I've always wondered exactly what is meant by that. The day's don't seem lazy to me, they simply fly by! My guess is that it's more about how people feel, or how they think that they should feel. I know that I"m not overly ambitious. My days are rather relaxed. I do laundry, I do dishes, or rather, Finn and I do them. We pick up toys. We eat peanut butter sandwiches, we lay under the apple tree and look at clouds. I have to admit, that part is simply amazing. There is nothing in the world that beats laying on fresh mown grass, eating peanut butter sandwiches, drinking cold lemonade and pointing out clouds with your child. It is everything I think Lazy Summer Days are supposed to mean.
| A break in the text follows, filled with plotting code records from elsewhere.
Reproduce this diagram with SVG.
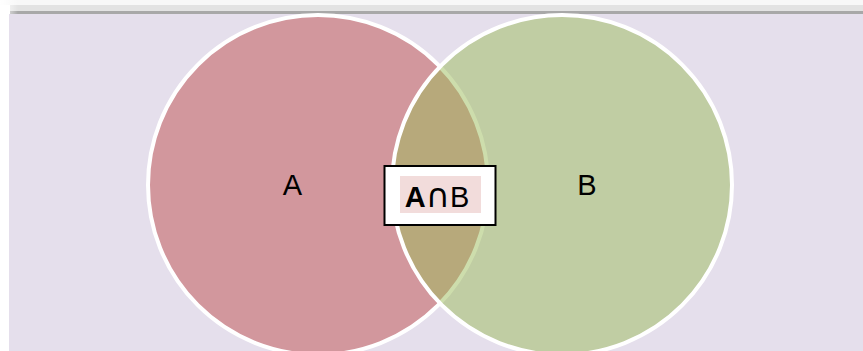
<svg xmlns="http://www.w3.org/2000/svg" width="863" height="351" viewBox="0 0 863 351">
  <defs>
    <linearGradient id="barFade" x1="0" y1="0" x2="1" y2="0">
      <stop offset="0" stop-color="#ffffff"/>
      <stop offset="1" stop-color="#ffffff" stop-opacity="0"/>
    </linearGradient>
  </defs>
  <style>
    .set { stroke: #ffffff; stroke-width: 4; }
    .lbl { font-family: "Liberation Sans", Arial, sans-serif; font-size: 29px; fill: #000000; text-anchor: middle; }
  </style>
  <rect x="0" y="0" width="863" height="351" fill="#ffffff"/>
  <g id="topbar">
    <rect x="0" y="0" width="863" height="5" fill="#f8f8f8"/>
    <rect x="10" y="5" width="853" height="6" fill="#e3e3e3"/>
    <rect x="10" y="11" width="853" height="3" fill="#a8a8a8"/>
    <rect x="0" y="0" width="18" height="14" fill="url(#barFade)"/>
  </g>
  <rect id="panel" x="9" y="14" width="854" height="337" fill="#e5dfec"/>
  <g id="setA">
    <circle class="set" cx="318" cy="185" r="170" fill="#c0504d" fill-opacity="0.5"/>
    <text class="lbl" x="292.5" y="194.5">A</text>
  </g>
  <g id="setB">
    <circle class="set" cx="562" cy="185" r="170" fill="#9bbb59" fill-opacity="0.5"/>
    <text class="lbl" x="587" y="194.5">B</text>
  </g>
  <g id="intersection">
    <rect x="384.5" y="166" width="111" height="59" fill="#ffffff" stroke="#000000" stroke-width="2"/>
    <rect x="400" y="176" width="81" height="37" fill="#f2dcdb"/>
    <text class="lbl" x="437" y="207"><tspan font-weight="bold">A</tspan><tspan font-family="DejaVu Sans, sans-serif" font-size="33px">∩</tspan>B</text>
  </g>
</svg>
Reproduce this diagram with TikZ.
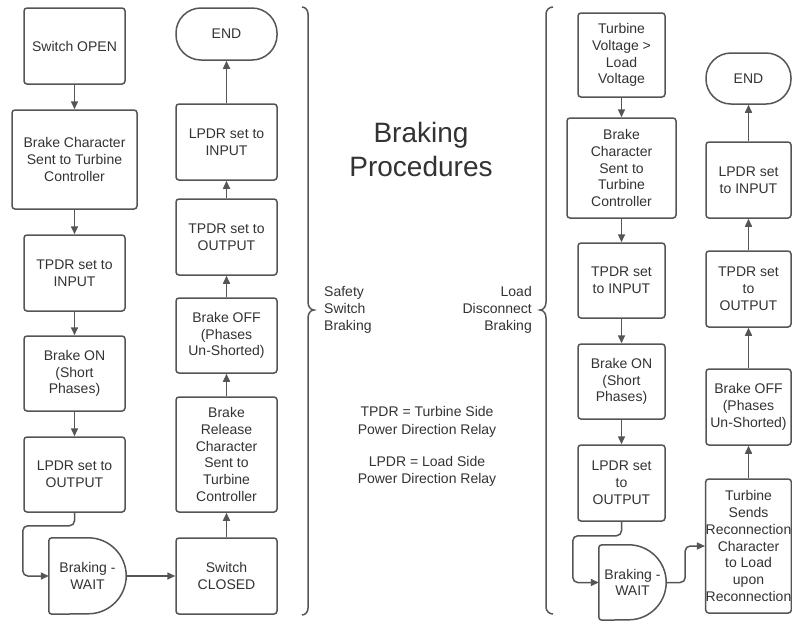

There is a peace and contentment in that moment that, to me, defines perfection.
Oh I know that there are more dishes to do, the dryer is probably done, the bushes in the front of the house need to be cut, the driveway has weeds that need to be pulled and I know the floor needs to be swept. I have several stories that are lingering, I can't count the sewing projects that need finishing. But right now, the clouds are moving, the shapes are changing and it's going to end far too soon.
Somehow, I don't think it's going to be the same when Finn no longer wants to lay there with me and watch the clouds. I can't hold on to these Lazy Summer Days, they are slipping between my fingers and there is nothing I can do to keep them.